M. le président. La parole est à Mme la ministre déléguée.

Mme Marie Guévenoux, ministre déléguée auprès du ministre de l'intérieur et des outre-mer, chargée des outre-mer. Monsieur le sénateur Thani Mohamed Soilihi, comme vous l'avez souligné, la loi du 10 septembre 2018 pour une immigration maîtrisée, un droit d'asile effectif et une intégration réussie a instauré un régime particulier pour Mayotte en matière d'acquisition de la nationalité. Cette adaptation a été prise dans le cadre de l'article 73 de la Constitution, qui permet de tenir compte des caractéristiques et contraintes particulières à ces collectivités.

Eu égard à la pression migratoire exceptionnelle que connaît Mayotte depuis plusieurs années, pression qui tient en particulier à l'attractivité de ce territoire d'un point de vue social, économique et sanitaire, il a été décidé par le Président de la République de lutter activement contre l'immigration irrégulière en provenance de l'Union des Comores, laquelle menace de déstabiliser le fragile équilibre de ce territoire de la République.

Il a été jugé que l'un des moyens de rendre moins attractive Mayotte pour les ressortissants comoriens était de limiter l'accès à la nationalité française par le simple fait d'être né en France de parents étrangers.
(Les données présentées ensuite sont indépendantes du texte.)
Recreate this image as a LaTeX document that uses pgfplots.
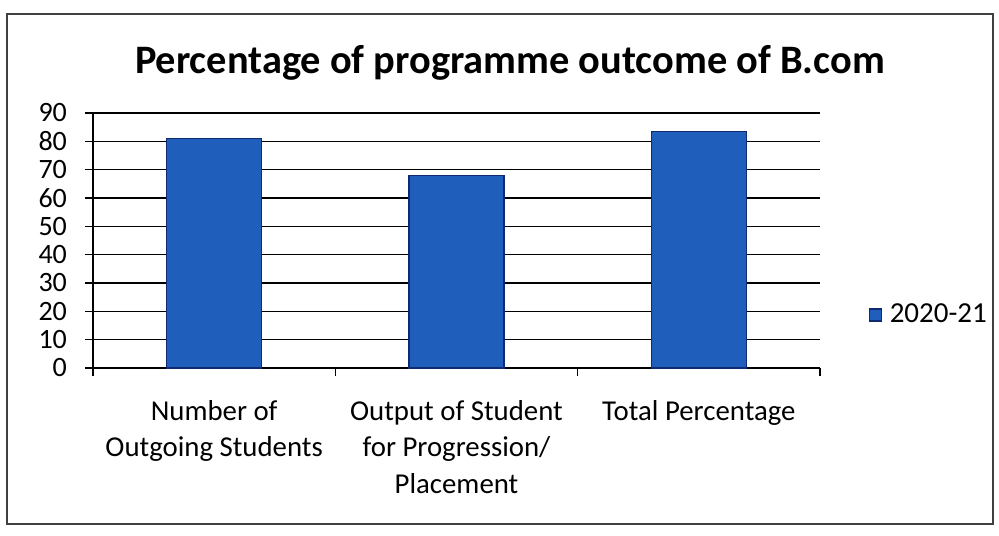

La loi du 10 septembre 2018 a introduit dans le code civil l'article 2493 qui impose la nécessité du séjour régulier d'un des parents, au moment de la naissance, de manière ininterrompue depuis plus de trois mois.

Monsieur le sénateur, vous regrettez que cette disposition n'ait pas fait l'objet d'une évaluation et qu'aucune campagne d'information sur ce nouveau dispositif n'ait été à l'époque organisée à Mayotte et à destination des pays d'origine des candidats à l'immigration.

Comme Gérald Darmanin a eu l'occasion de l'indiquer dans un courrier du 14 février dernier, à la suite du déplacement que nous avons fait ensemble à Mayotte, les engagements du Gouvernement ont été suivis d'effet : depuis l'adoption de la loi Collomb, le nombre d'acquisitions de nationalité française par des mineurs a baissé de moitié.

La pression migratoire toujours plus forte nécessite de prendre des mesures plus ambitieuses, afin de ne pas laisser entrevoir la perspective d'un titre de séjour à des ressortissants étrangers du seul fait que leur enfant est né à Mayotte. Ainsi, les mesures que nous avons annoncées, au nom du Président de la République et du Gouvernement, permettront, après une révision de la Constitution, de ne plus appliquer le droit du sol à Mayotte. Le Gouvernement entend en parallèle renforcer drastiquement la lutte contre les reconnaissances frauduleuses de paternité et communiquer sur ces mesures, monsieur le sénateur.

En revanche, les autres modes d'accès à la nationalité, en particulier celui par décision de l'autorité publique, restent inchangés, permettant aux étrangers souhaitant acquérir la nationalité française de démontrer leur attachement à la communauté nationale et aux valeurs de la République.